- Olivia Irving, from a 1955 newspaper photo
- Born: 6 September 1934 Buenos Aires, Argentina
- Died: 29 May 1962 (age 27) Canary Islands
- Occupation: Actress

= Olivia Irving =

British actress

Olivia Rose Irving (6 September 1934 – 29 May 1962) was a British actress. Her disappearance while at sea was the subject of a government inquiry and significant press coverage in June 1962.

==Early life and education==
Irving was born in Buenos Aires, Argentina, one of the three daughters of Sir Stanley Gordon Irving and Irene Hazel Maclean Irving. Her father was a British diplomat frequently based in Latin America.

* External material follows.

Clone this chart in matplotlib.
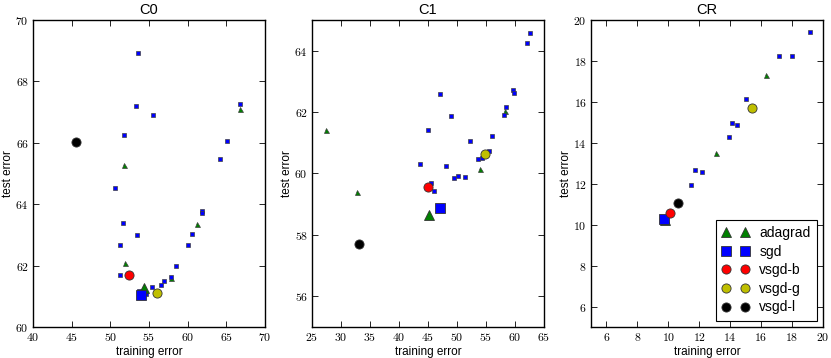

She trained for a theatrical career at the Royal Academy of Dramatic Art, and with actress Ellen Pollock.
==Career==
Irving was a skilled horsewoman and athlete with a "daring temperament". She toured with the Saville Players, and in the musical comedy The Quaker Girl. She was especially well-reviewed in the show No Room at the Inn, in Wales in 1953: "her self-possession and stage technique are amazing when one realises that she is only 19 years of age," commented the newspaper in Pontypridd, adding that "it is evident she has a brilliant future ahead of her". In 1956 she played Phebe in As You Like It in London. She appeared in several BBC television movies in the mid-1950s, including The Olive Jar (1955), The Romantic Young Lady (1955), The Laboratory (1955), The Case of Mr. Pelham (1955), Legend of Pepito (1955), and the series Sailor of Fortune (1958).

==Disappearance at sea==
Irving had a medical history of "high excitement to deep depression", and was under treatment after a car accident. She went missing at sea near the Equator, while traveling on the transatlantic liner Aragon from Argentina to the Canary Islands in May 1962. She was presumed dead by drowning after her shoes and other items were found on the deck, near a railing. She was 27 years old, and engaged to Nathaniel Mayer Green, a London physician. The Ministry of Transport opened an inquiry into her disappearance, and her "profound emotional disturbance" was considered a significant factor.